Thursday, September 1, 2011

The Crested Caracara

The Leon Creek Greenway (pdf map link) has a bridge that crosses high over the creek between the Bamberger Nature Park and the Fox Park trailheads. When I crossed the bridge walking north on Monday, Aug 22, there was one small pool of water remaining in the creek just south of the bridge. There were numerous small birds: cardinals, doves and mockingbirds, on the ground around the edge of the pool:



When I crossed the bridge again on my return walk south towards the trailhead, I was pleasantly surprised to find a Crested Caracara by the pool:

















The Crested Caracara (a.k.a. Northern Caracara or Mexican Eagle) was the stuff of legend throughout pre-European contact in South and Central America. I haven't been able to find an authoritative website that discusses this, but there are numerous discussions on various websites. For example, the flags-flags-flags.org website has the following:
"According to Aztec legend the people were wandering in Mexico in search of a sign that their god, Huitzilopochtli, had given them. He commanded them to find a Crested Caracara perched on top of a cactus, devouring a snake. After two hundred years of wandering, they found the promised sign on a small island in the Lake Texcoco. Their search and wandering ended and they founded their new capital, Tenochtitl."
The Crested Caracara is actually in the falcon family, but unlike other falcons, spends most of its time on the ground. Its legs are very well adapted for walking and running.

Editorial comment:

In the interest of full disclosure, I will point out that I digitally removed a plastic cup that was among the debris in the creek bed from several of these photos. With the exception of the post on digital variations, this is the first time I have digitally altered any photos that have appeared in this blog. As a matter of editorial policy I will always indicate if a photo has been altered beyond correcting brightness levels and color correction.

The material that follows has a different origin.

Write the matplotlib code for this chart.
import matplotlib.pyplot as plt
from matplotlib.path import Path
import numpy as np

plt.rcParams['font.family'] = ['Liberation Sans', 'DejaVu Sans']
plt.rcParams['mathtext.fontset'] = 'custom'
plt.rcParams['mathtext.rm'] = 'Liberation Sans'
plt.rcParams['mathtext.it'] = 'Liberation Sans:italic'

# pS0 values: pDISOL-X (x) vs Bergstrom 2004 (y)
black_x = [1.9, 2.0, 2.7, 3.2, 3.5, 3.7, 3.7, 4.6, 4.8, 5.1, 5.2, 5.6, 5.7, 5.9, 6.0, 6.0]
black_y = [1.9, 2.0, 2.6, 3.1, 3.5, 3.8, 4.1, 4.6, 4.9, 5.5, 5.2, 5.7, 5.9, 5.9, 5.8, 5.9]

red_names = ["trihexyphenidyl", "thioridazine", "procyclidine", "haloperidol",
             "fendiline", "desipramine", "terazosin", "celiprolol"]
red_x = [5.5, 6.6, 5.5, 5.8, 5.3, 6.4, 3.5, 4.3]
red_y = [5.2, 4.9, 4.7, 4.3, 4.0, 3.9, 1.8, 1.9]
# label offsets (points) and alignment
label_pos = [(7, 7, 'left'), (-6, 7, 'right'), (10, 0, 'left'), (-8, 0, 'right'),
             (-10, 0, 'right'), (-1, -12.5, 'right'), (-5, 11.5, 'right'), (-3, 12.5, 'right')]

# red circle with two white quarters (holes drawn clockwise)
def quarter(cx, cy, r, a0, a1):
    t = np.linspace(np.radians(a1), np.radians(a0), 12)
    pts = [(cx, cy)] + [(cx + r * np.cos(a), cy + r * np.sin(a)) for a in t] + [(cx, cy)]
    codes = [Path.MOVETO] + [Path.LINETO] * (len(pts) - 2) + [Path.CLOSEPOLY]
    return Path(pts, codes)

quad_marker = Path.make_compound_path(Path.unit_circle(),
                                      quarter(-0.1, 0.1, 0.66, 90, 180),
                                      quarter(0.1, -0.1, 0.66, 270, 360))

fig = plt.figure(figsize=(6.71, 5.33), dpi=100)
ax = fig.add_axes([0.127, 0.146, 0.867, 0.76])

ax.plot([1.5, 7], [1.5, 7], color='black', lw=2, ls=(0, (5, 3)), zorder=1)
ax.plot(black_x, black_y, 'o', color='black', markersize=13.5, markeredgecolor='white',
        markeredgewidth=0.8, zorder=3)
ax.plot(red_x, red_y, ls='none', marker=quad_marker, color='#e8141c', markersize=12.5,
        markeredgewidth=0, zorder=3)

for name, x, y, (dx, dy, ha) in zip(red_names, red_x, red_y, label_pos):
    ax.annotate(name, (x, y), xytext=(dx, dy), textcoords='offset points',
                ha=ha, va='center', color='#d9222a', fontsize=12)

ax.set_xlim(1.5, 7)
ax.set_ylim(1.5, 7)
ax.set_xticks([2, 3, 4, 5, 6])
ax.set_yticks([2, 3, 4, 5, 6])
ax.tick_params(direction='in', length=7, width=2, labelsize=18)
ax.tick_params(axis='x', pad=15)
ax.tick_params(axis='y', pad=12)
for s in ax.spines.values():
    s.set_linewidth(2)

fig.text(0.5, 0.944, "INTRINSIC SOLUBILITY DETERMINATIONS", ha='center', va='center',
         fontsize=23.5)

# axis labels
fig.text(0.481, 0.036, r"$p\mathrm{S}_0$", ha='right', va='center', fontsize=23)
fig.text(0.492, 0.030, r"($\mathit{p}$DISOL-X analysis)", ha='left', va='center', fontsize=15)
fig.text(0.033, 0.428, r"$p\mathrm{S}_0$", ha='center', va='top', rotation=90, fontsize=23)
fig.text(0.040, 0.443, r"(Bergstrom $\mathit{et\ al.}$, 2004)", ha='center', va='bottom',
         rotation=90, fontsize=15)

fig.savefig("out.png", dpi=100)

The very prestigious National Geographic Magazine has been caught on several occasions publishing altered photographs that are supposedly straight documentary images without any indication to the audience of the alteration. Perhaps their most notorious example of this was the repositioning of the Great Pyramids of Egypt to make a horizontal photo fit the vertical format of the cover. Other major publications have also published significantly altered photos without indicating the alteration.

The Geographic's justification for the pyramid rearrangement was that they were "digitally repositioning the photographer." In other words, the rearranged photo is the way the pyramids would look if the photographer had taken the photo from a different angle.

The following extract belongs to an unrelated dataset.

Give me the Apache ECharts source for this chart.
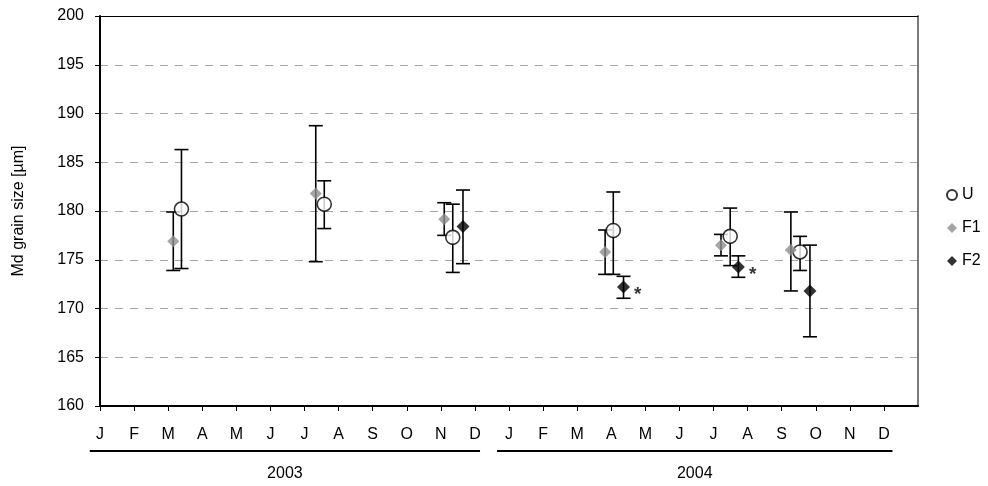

Perhaps my justification for digitally removing trash is no better, but I'm digitally cleaning up the visually distracting and environmentally degrading trash that litters the trails and creeks. For the above series of photos, I want the emphasis to remain on the crested caracara, not the trash. In the photos, I can remove the visual distraction, but in reality, the environmental degradation remains.

In most cases, as I also mentioned in the post, "Nature and the Human Presence, A Few Reflections," I have been able to minimize distracting elements from photos either by selective framing or cropping. I will discuss creek bed debris and greenway trail trash in more detail in an upcoming editorial post.